El discurso que esta noche hemos escuchado de Alí Chumacera es testimonio evidente de que poeta y crítico caminan a la par: en nada se oponen, sino por el contrario, se complementan. No medra el uno a costa del otro; mejor, constituyen dos caras que se observan y vigilan mutuamente. Al propio tiempo que trabaja su palabra, que depura su expresión, que poda ramas superfluas al sentimiento, estudia el fenómeno de la creación, las leyes que la rigen y su significado en el mundo en que vivimos. Ha considerado el tema desde sus diversos ángulos, desde el destierro que Platón dictó al poeta, hasta la verdad misma que encierra la poesía. No ha olvidado las ociosas controversias que en torno del poeta se suscitan, ni el valor que en sí mismo contiene el poema, ni el orden que éste pone en el caos de la conciencia. Recuerda que el canto no es sólo una expresión personal, sino una recreación del alma colectiva. “Desprendido de la emoción, plasmado para siempre, a salvo de la contingencia, es el espejo donde el hombre colectivo advierte cómo sobreviven los rasgos primigenios de su espíritu”. Porque, como dice Ángel María Garibay K., cuando el hombre ha forjado su poema, lo da a los demás y ellos lo rehacen, lo modifican y al correr por bocas y memorias, son como los ríos: al correr crecen. Finalmente, quiero señalar la circunstancia de que Alí Chumacero ha tenido la buena ocurrencia de ejemplificar sus tesis con versos de poetas mexicanos: Manuel Gutiérrez Nájera. Manuel José Othón, Salvador Díaz Mirón, Enrique González Martínez, José Juan Tablada, Ramón López Velarde, Alfonso Reyes, Carlos Gutiérrez Cruz Xavier Villaurrutia.

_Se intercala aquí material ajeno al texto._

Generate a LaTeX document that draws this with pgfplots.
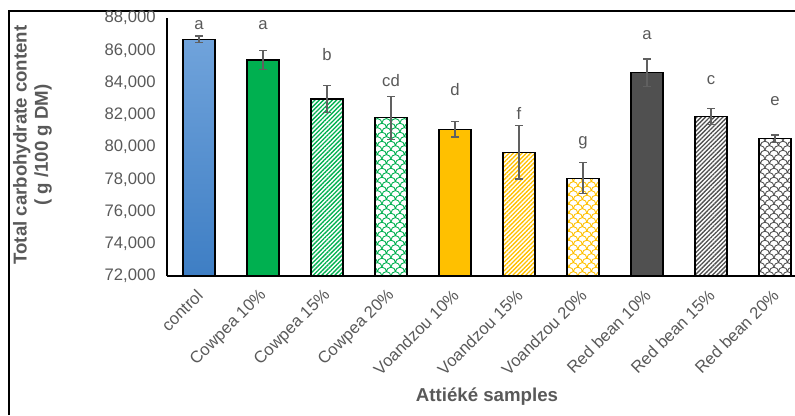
\documentclass[border=0pt]{standalone}
\usepackage{pgfplots}
\pgfplotsset{compat=1.18}
\usepackage{fontspec}
\setmainfont{Liberation Sans}
\usetikzlibrary{patterns,patterns.meta}
\definecolor{txtgray}{HTML}{595959}
\definecolor{errgray}{HTML}{606060}
\definecolor{ctop}{HTML}{70A3DB}
\definecolor{cbot}{HTML}{3E7EC4}
\definecolor{cgreen}{HTML}{00B050}
\definecolor{cyellow}{HTML}{FFC000}
\definecolor{cdark}{HTML}{505050}
\pgfdeclarepatternformonly{scales}{\pgfqpoint{0pt}{0pt}}{\pgfqpoint{7pt}{7pt}}{\pgfqpoint{7pt}{7pt}}{%
  \pgfsetlinewidth{0.7pt}%
  \pgfpathmoveto{\pgfqpoint{0pt}{0pt}}\pgfpatharc{180}{0}{3.5pt}%
  \pgfpathmoveto{\pgfqpoint{-3.5pt}{3.5pt}}\pgfpatharc{180}{0}{3.5pt}%
  \pgfpathmoveto{\pgfqpoint{3.5pt}{3.5pt}}\pgfpatharc{180}{0}{3.5pt}%
  \pgfusepath{stroke}%
}
\begin{document}
\begin{tikzpicture}
\path[use as bounding box] (0,0) rectangle (596.25pt,311.25pt);
\draw[black, line width=1.1pt] (6.75pt,0) -- (6.75pt,303pt) -- (597pt,303pt);
\begin{axis}[
  at={(125.25pt,104.25pt)}, anchor=south west,
  scale only axis, width=471pt, height=193.5pt,
  ybar, bar width=24pt, bar shift=0pt,
  xmin=-0.5, xmax=9.3125,
  ymin=72000, ymax=88000,
  ytick={72000,74000,...,88000},
  scaled y ticks=false,
  xtick={0,...,9},
  xticklabels={control,Cowpea 10\%,Cowpea 15\%,Cowpea 20\%,Voandzou 10\%,Voandzou 15\%,Voandzou 20\%,Red bean 10\%,Red bean 15\%,Red bean 20\%},
  axis x line*=bottom, axis y line*=left,
  axis line style={black, line width=0.9pt},
  major tick length=0pt,
  clip=false,
  /pgf/number format/assume math mode=true,
  /pgf/number format/fixed,
  /pgf/number format/1000 sep={,},
  tick label style={font=\fontsize{12.5}{15}\selectfont, text=txtgray},
  x tick label style={font=\fontsize{12.5}{15}\selectfont, xshift=3pt, yshift=-10pt, rotate=45, anchor=east},
  y tick label style={font=\fontsize{12.5}{15}\selectfont, xshift=-5pt},
  error bars/y dir=both, error bars/y explicit,
  error bars/error bar style={errgray, line width=0.9pt},
  error bars/error mark options={rotate=90, mark size=3pt, errgray, line width=0.9pt},
  every axis plot/.append style={draw=black, line width=1pt},
]
\addplot[top color=ctop, bottom color=cbot] coordinates {(0,86680) +- (0,200)};
\addplot[fill=cgreen] coordinates {(1,85400) +- (0,600)};
\addplot[pattern={Lines[angle=45,distance=2.3pt,line width=1pt]}, pattern color=cgreen] coordinates {(2,82980) +- (0,820)};
\addplot[pattern=scales, pattern color=cgreen] coordinates {(3,81820) +- (0,1330)};
\addplot[fill=cyellow] coordinates {(4,81100) +- (0,480)};
\addplot[pattern={Lines[angle=45,distance=2.3pt,line width=1pt]}, pattern color=cyellow] coordinates {(5,79670) +- (0,1650)};
\addplot[pattern=scales, pattern color=cyellow] coordinates {(6,78060) +- (0,960)};
\addplot[fill=cdark] coordinates {(7,84610) +- (0,850)};
\addplot[pattern={Lines[angle=45,distance=2.3pt,line width=1pt]}, pattern color=cdark] coordinates {(8,81880) +- (0,500)};
\addplot[pattern=scales, pattern color=cdark] coordinates {(9,80515) +- (0,230)};
\begin{scope}[every node/.style={font=\fontsize{12.5}{15}\selectfont, text=txtgray}]
\node at (axis cs:0,87567) {a};
\node at (axis cs:1,87567) {a};
\node at (axis cs:2,85706) {b};
\node at (axis cs:3,84094) {cd};
\node at (axis cs:4,83536) {d};
\node at (axis cs:5,82109) {f};
\node at (axis cs:6,80249) {g};
\node at (axis cs:7,86947) {a};
\node at (axis cs:8,84156) {c};
\node at (axis cs:9,82854) {e};
\end{scope}
\end{axis}
\node[font=\bfseries\fontsize{14}{16}\selectfont, text=txtgray] at (365.25pt,13.5pt) {Attiéké samples};
\node[font=\bfseries\fontsize{14}{16}\selectfont, text=txtgray, rotate=90, align=center] at (24.4pt,202.5pt) {Total carbohydrate content\\( g /100 g DM)};
\end{tikzpicture}
\end{document}
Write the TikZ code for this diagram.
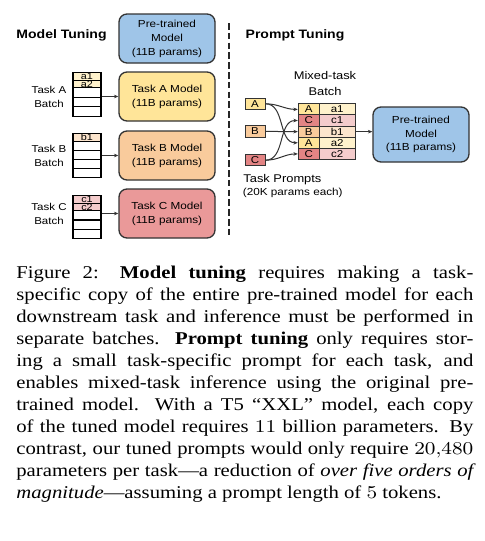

Ali Chumacero, en cuya vida alternan el trabajo y el juego, el silencio de la biblioteca y el ruido de la calle, la palabra escrita y la palabra hablada, llega hoy a ocupar, honrosamente, el sitial que con igual honra ocupó Francisco González Guerrero, de inolvidable memoria. Los que fueron y son en esta Academia: los que están presentes y los que están lejanos, se encuentran de plácemes. Alí Chumacero, al trasponer las puertas de esta casa, desde ahora suya, renueva la decisión de servir a las letras nacionales. Sea bienvenido.